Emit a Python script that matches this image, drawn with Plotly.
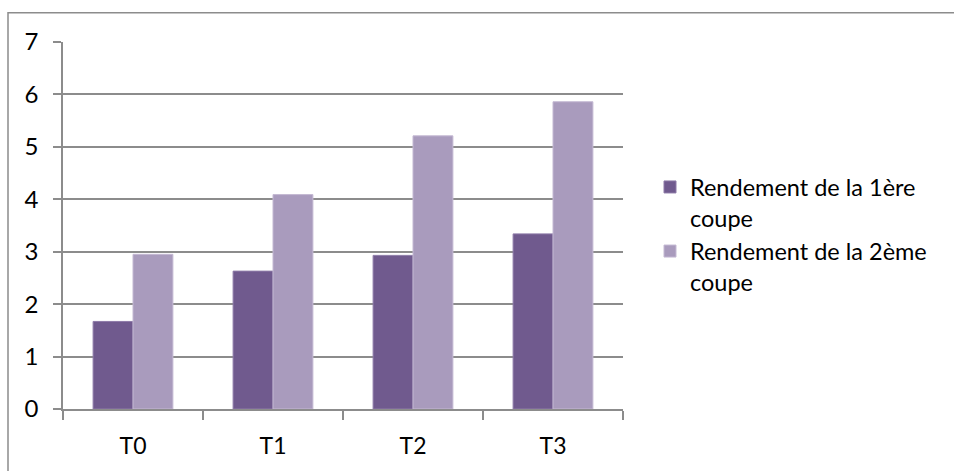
import plotly.graph_objects as go

categories = ["T0", "T1", "T2", "T3"]
coupe1 = [1.67, 2.63, 2.93, 3.34]
coupe2 = [2.95, 4.09, 5.21, 5.86]
series_names = ["Rendement de la 1ère<br>coupe", "Rendement de la 2ème<br>coupe"]
y_ticks = [0, 1, 2, 3, 4, 5, 6, 7]

W, H = 954, 471
ML, MR, MT, MB = 63, 331, 42, 60
FONT = "Lato, Calibri, Carlito, sans-serif"

fig = go.Figure()
fig.add_trace(go.Bar(
    x=categories, y=coupe1, name=series_names[0], legendgroup="a",
    marker=dict(color="#705A8E", line=dict(color="#8E7BA8", width=1)),
))
fig.add_trace(go.Bar(
    x=categories, y=coupe2, name=series_names[1], legendgroup="b",
    marker=dict(color="#A99BBD", line=dict(color="#C4B9D3", width=1)),
))

pw = W - ML - MR
ph = H - MT - MB
# outer chart frame (left and top edges visible)
fig.add_shape(type="rect", xref="paper", yref="paper",
              x0=(8 - ML) / pw, x1=(W + 20 - ML) / pw,
              y0=(H - MB - (H + 20)) / ph, y1=(H - MB - 12.5) / ph,
              line=dict(color="#8C8C8C", width=1.5), fillcolor="rgba(0,0,0,0)",
              layer="below")

fig.update_layout(
    width=W, height=H,
    margin=dict(l=ML, r=MR, t=MT, b=MB),
    paper_bgcolor="white", plot_bgcolor="white",
    barmode="group", bargap=0.43, bargroupgap=0,
    font=dict(family=FONT, size=24, color="#000000"),
    legend=dict(x=(650 - ML) / pw, y=0.475, xanchor="left", yanchor="middle",
                font=dict(size=23.5), tracegroupgap=0, itemwidth=30,
                valign="top", bgcolor="rgba(0,0,0,0)"),
    xaxis=dict(type="category", showgrid=False, showline=True,
               linecolor="#8C8C8C", linewidth=1.5, ticks="outside",
               tickson="boundaries", ticklen=9, tickcolor="#8C8C8C",
               tickwidth=1.5, tickfont=dict(size=23), ticklabelstandoff=16),
    yaxis=dict(range=[0, 7], tickvals=y_ticks, showgrid=True,
               gridcolor="#8C8C8C", gridwidth=1.5, showline=True,
               linecolor="#8C8C8C", linewidth=1.5, ticks="outside",
               ticklen=8, tickcolor="#8C8C8C", tickwidth=1.5,
               tickfont=dict(size=24), ticklabelstandoff=10, zeroline=False),
)

fig.write_html("out.html")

————————

* What you have to do *
Please reproduce the listing exactly from its opening line through the line that contains "import plotly.graph_objects as go", both included, with all pictures omitted.

* Result of the exercise *
Emit a Python script that matches this image, drawn with Plotly.
import plotly.graph_objects as go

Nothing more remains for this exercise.